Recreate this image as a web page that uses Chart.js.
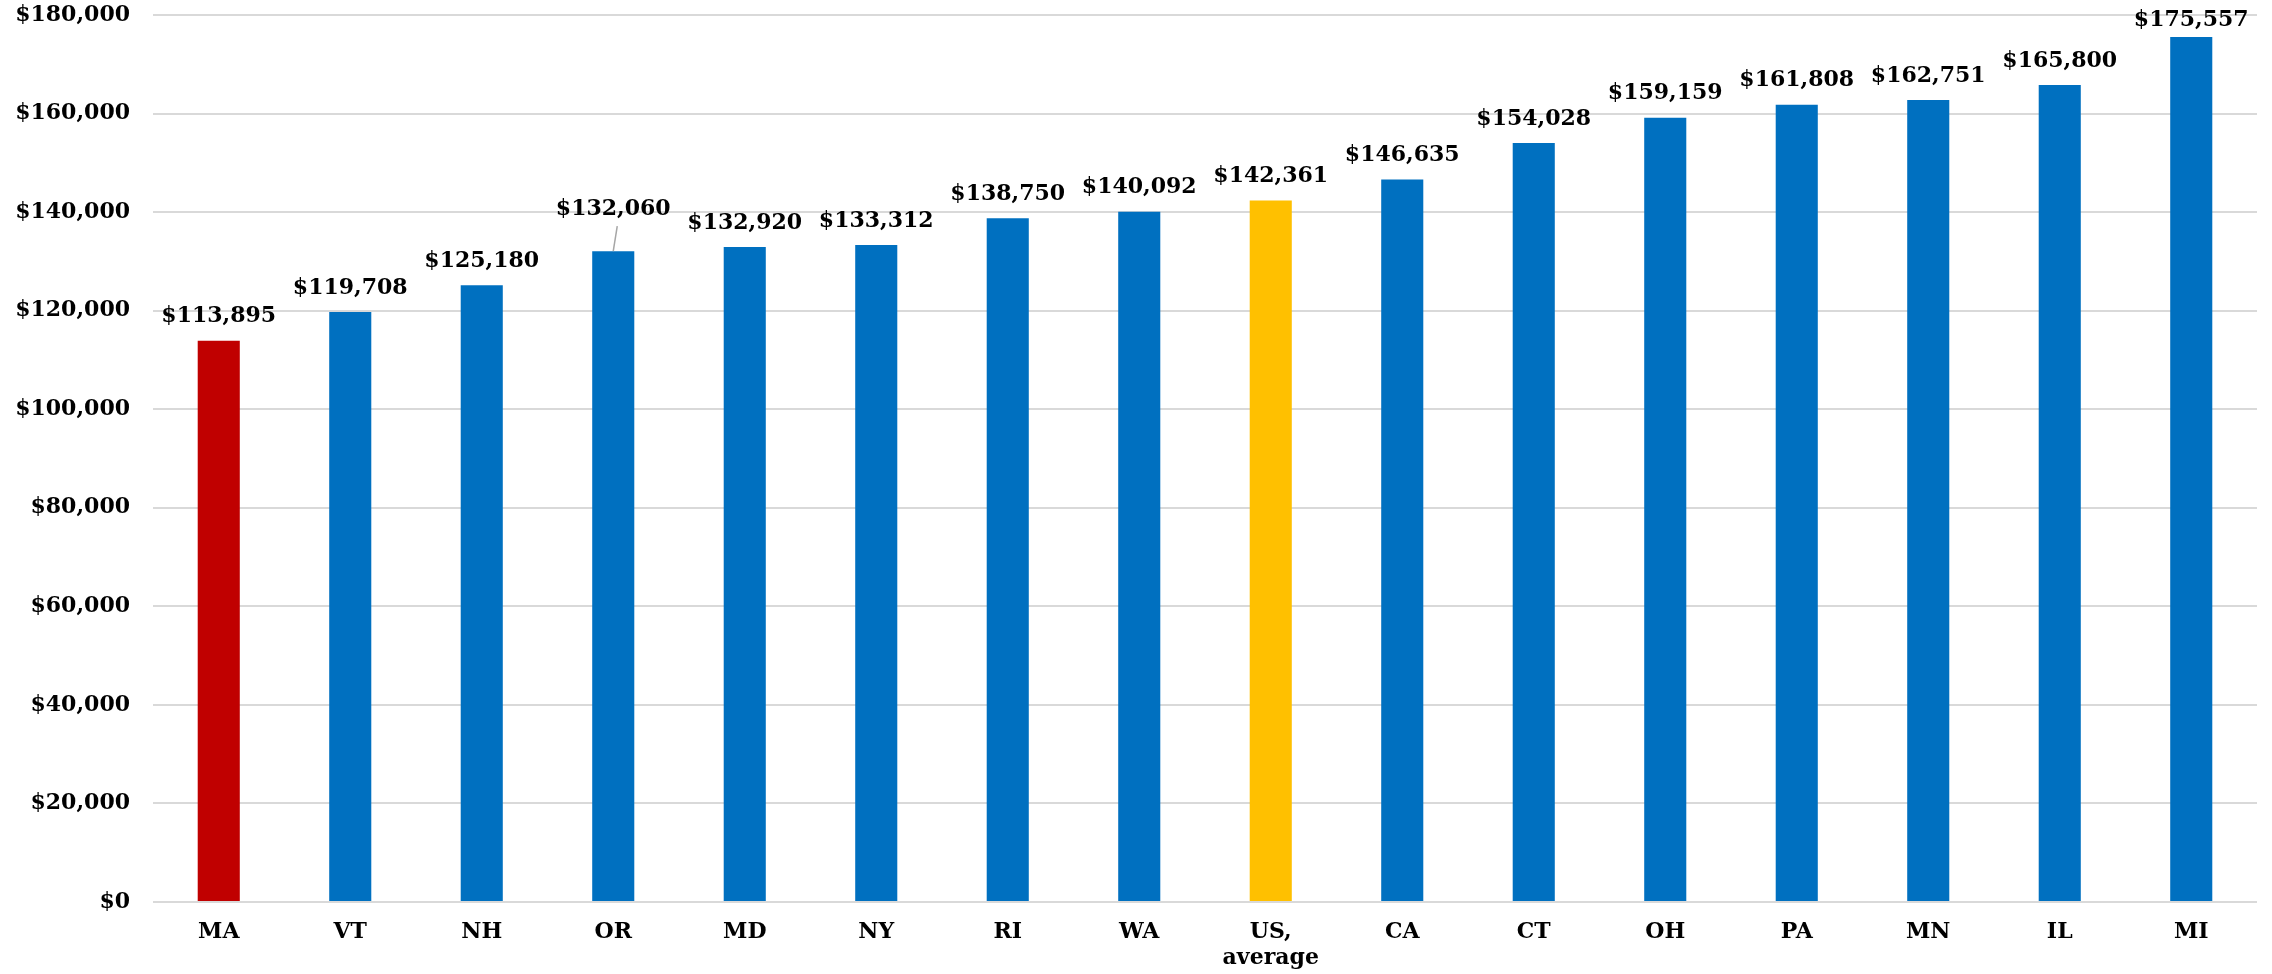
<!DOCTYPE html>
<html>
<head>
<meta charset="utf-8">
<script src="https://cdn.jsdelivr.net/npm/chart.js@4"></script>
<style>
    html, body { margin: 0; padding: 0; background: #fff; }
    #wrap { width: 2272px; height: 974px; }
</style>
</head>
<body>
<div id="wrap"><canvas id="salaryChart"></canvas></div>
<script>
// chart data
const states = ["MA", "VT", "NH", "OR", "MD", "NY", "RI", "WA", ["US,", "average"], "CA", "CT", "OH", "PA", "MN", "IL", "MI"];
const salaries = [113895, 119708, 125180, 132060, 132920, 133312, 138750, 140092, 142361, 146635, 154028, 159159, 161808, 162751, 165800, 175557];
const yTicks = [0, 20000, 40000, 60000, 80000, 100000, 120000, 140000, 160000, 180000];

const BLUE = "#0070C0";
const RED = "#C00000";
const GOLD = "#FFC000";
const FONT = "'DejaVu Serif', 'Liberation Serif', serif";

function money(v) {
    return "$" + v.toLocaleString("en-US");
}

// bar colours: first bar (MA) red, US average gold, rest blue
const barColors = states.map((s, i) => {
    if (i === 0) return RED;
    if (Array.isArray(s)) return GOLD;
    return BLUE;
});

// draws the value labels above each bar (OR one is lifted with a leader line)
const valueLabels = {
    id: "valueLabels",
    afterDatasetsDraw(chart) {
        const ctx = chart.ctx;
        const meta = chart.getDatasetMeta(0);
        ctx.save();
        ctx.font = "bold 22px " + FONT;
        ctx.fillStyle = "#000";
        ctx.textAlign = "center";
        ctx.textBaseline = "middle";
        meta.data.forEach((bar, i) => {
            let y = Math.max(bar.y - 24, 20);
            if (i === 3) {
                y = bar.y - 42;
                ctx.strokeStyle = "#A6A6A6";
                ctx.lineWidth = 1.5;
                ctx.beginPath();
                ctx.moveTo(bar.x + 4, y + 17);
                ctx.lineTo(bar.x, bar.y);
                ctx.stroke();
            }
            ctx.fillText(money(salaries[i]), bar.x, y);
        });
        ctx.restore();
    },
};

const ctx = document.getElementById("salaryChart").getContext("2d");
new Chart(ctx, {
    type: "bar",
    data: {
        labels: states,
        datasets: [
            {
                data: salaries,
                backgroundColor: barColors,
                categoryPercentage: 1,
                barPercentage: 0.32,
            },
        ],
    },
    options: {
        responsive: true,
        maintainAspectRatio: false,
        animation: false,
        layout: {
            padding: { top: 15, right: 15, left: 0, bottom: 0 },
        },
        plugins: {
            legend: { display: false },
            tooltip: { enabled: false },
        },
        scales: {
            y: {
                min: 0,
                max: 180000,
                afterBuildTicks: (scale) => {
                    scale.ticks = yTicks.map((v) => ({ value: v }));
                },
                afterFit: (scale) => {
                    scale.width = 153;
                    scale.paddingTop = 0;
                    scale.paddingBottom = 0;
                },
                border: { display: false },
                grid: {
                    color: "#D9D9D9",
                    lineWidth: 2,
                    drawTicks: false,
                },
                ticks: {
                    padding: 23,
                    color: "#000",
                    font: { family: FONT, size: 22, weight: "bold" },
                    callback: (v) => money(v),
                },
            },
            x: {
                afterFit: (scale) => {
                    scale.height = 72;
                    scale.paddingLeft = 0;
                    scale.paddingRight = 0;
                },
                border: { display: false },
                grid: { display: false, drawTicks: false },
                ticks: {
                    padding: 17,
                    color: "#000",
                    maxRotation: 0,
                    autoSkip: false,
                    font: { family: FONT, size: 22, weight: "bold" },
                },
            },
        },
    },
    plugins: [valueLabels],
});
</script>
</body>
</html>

■ THE TASK: Reproduce the data word for word, excluding its pictures.

■ COMPLETE ANSWER:
Recreate this image as a web page that uses Chart.js.
<!DOCTYPE html>
<html>
<head>
<meta charset="utf-8">
<script src="https://cdn.jsdelivr.net/npm/chart.js@4"></script>
<style>
    html, body { margin: 0; padding: 0; background: #fff; }
    #wrap { width: 2272px; height: 974px; }
</style>
</head>
<body>
<div id="wrap"><canvas id="salaryChart"></canvas></div>
<script>
// chart data
const states = ["MA", "VT", "NH", "OR", "MD", "NY", "RI", "WA", ["US,", "average"], "CA", "CT", "OH", "PA", "MN", "IL", "MI"];
const salaries = [113895, 119708, 125180, 132060, 132920, 133312, 138750, 140092, 142361, 146635, 154028, 159159, 161808, 162751, 165800, 175557];
const yTicks = [0, 20000, 40000, 60000, 80000, 100000, 120000, 140000, 160000, 180000];

const BLUE = "#0070C0";
const RED = "#C00000";
const GOLD = "#FFC000";
const FONT = "'DejaVu Serif', 'Liberation Serif', serif";

function money(v) {
    return "$" + v.toLocaleString("en-US");
}

// bar colours: first bar (MA) red, US average gold, rest blue
const barColors = states.map((s, i) => {
    if (i === 0) return RED;
    if (Array.isArray(s)) return GOLD;
    return BLUE;
});

// draws the value labels above each bar (OR one is lifted with a leader line)
const valueLabels = {
    id: "valueLabels",
    afterDatasetsDraw(chart) {
        const ctx = chart.ctx;
        const meta = chart.getDatasetMeta(0);
        ctx.save();
        ctx.font = "bold 22px " + FONT;
        ctx.fillStyle = "#000";
        ctx.textAlign = "center";
        ctx.textBaseline = "middle";
        meta.data.forEach((bar, i) => {
            let y = Math.max(bar.y - 24, 20);
            if (i === 3) {
                y = bar.y - 42;
                ctx.strokeStyle = "#A6A6A6";
                ctx.lineWidth = 1.5;
                ctx.beginPath();
                ctx.moveTo(bar.x + 4, y + 17);
                ctx.lineTo(bar.x, bar.y);
                ctx.stroke();
            }
            ctx.fillText(money(salaries[i]), bar.x, y);
        });
        ctx.restore();
    },
};

const ctx = document.getElementById("salaryChart").getContext("2d");
new Chart(ctx, {
    type: "bar",
    data: {
        labels: states,
        datasets: [
            {
                data: salaries,
                backgroundColor: barColors,
                categoryPercentage: 1,
                barPercentage: 0.32,
            },
        ],
    },
    options: {
        responsive: true,
        maintainAspectRatio: false,
        animation: false,
        layout: {
            padding: { top: 15, right: 15, left: 0, bottom: 0 },
        },
        plugins: {
            legend: { display: false },
            tooltip: { enabled: false },
        },
        scales: {
            y: {
                min: 0,
                max: 180000,
                afterBuildTicks: (scale) => {
                    scale.ticks = yTicks.map((v) => ({ value: v }));
                },
                afterFit: (scale) => {
                    scale.width = 153;
                    scale.paddingTop = 0;
                    scale.paddingBottom = 0;
                },
                border: { display: false },
                grid: {
                    color: "#D9D9D9",
                    lineWidth: 2,
                    drawTicks: false,
                },
                ticks: {
                    padding: 23,
                    color: "#000",
                    font: { family: FONT, size: 22, weight: "bold" },
                    callback: (v) => money(v),
                },
            },
            x: {
                afterFit: (scale) => {
                    scale.height = 72;
                    scale.paddingLeft = 0;
                    scale.paddingRight = 0;
                },
                border: { display: false },
                grid: { display: false, drawTicks: false },
                ticks: {
                    padding: 17,
                    color: "#000",
                    maxRotation: 0,
                    autoSkip: false,
                    font: { family: FONT, size: 22, weight: "bold" },
                },
            },
        },
    },
    plugins: [valueLabels],
});
</script>
</body>
</html>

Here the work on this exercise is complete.